◆ **GOAL OF THE EXERCISE**: Print the material below exactly as it stands, please, from its first line to the line holding "const FONT = 'Liberation", with no pictures.

....................

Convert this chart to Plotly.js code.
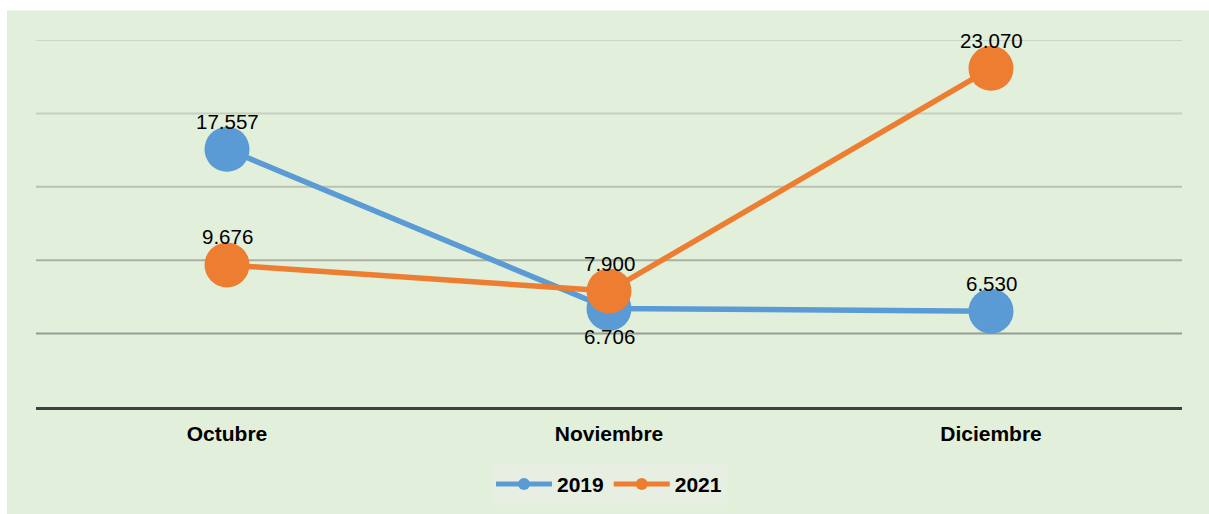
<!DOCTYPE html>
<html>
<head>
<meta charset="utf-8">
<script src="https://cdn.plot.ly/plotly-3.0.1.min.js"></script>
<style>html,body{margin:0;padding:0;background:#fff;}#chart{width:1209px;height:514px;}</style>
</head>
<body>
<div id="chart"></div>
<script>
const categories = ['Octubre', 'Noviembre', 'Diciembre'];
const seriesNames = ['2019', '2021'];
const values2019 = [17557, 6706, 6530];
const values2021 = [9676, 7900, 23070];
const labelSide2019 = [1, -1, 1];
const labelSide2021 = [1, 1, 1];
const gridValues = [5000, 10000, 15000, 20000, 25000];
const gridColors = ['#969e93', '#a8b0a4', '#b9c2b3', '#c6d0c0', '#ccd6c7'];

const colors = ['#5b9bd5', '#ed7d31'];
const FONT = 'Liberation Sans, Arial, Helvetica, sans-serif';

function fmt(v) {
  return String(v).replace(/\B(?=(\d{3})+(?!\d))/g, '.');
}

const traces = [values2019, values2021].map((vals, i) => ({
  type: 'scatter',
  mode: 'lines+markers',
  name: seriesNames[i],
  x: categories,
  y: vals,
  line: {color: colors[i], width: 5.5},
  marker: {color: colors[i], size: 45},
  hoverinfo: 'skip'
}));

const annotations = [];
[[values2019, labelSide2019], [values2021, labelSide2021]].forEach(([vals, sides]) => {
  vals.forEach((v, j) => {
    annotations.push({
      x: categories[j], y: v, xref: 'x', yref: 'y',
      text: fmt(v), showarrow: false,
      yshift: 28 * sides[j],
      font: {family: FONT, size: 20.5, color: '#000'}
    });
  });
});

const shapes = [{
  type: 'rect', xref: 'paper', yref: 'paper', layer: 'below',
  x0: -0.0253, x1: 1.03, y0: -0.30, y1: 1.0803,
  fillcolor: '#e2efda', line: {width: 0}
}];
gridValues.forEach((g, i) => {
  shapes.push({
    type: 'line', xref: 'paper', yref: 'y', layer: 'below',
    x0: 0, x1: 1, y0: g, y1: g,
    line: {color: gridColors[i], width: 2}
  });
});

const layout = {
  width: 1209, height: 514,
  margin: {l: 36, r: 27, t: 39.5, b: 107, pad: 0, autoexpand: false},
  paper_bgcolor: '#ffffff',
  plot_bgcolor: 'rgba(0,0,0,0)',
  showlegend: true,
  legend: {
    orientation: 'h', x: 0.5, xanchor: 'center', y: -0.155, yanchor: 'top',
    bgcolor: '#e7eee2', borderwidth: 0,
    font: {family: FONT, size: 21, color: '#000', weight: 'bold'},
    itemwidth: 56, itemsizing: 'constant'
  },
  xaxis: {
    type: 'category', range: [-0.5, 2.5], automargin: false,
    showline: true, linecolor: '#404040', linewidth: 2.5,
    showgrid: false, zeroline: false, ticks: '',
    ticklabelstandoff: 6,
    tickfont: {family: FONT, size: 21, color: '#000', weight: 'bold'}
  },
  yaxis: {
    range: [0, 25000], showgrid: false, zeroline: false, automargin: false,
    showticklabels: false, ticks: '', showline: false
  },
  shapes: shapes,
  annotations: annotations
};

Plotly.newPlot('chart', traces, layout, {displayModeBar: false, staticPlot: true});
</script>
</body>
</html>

....................

◆ **RIGHT ANSWER**:
Convert this chart to Plotly.js code.
<!DOCTYPE html>
<html>
<head>
<meta charset="utf-8">
<script src="https://cdn.plot.ly/plotly-3.0.1.min.js"></script>
<style>html,body{margin:0;padding:0;background:#fff;}#chart{width:1209px;height:514px;}</style>
</head>
<body>
<div id="chart"></div>
<script>
const categories = ['Octubre', 'Noviembre', 'Diciembre'];
const seriesNames = ['2019', '2021'];
const values2019 = [17557, 6706, 6530];
const values2021 = [9676, 7900, 23070];
const labelSide2019 = [1, -1, 1];
const labelSide2021 = [1, 1, 1];
const gridValues = [5000, 10000, 15000, 20000, 25000];
const gridColors = ['#969e93', '#a8b0a4', '#b9c2b3', '#c6d0c0', '#ccd6c7'];

const colors = ['#5b9bd5', '#ed7d31'];
const FONT = 'Liberation Sans, Arial, Helvetica, sans-serif';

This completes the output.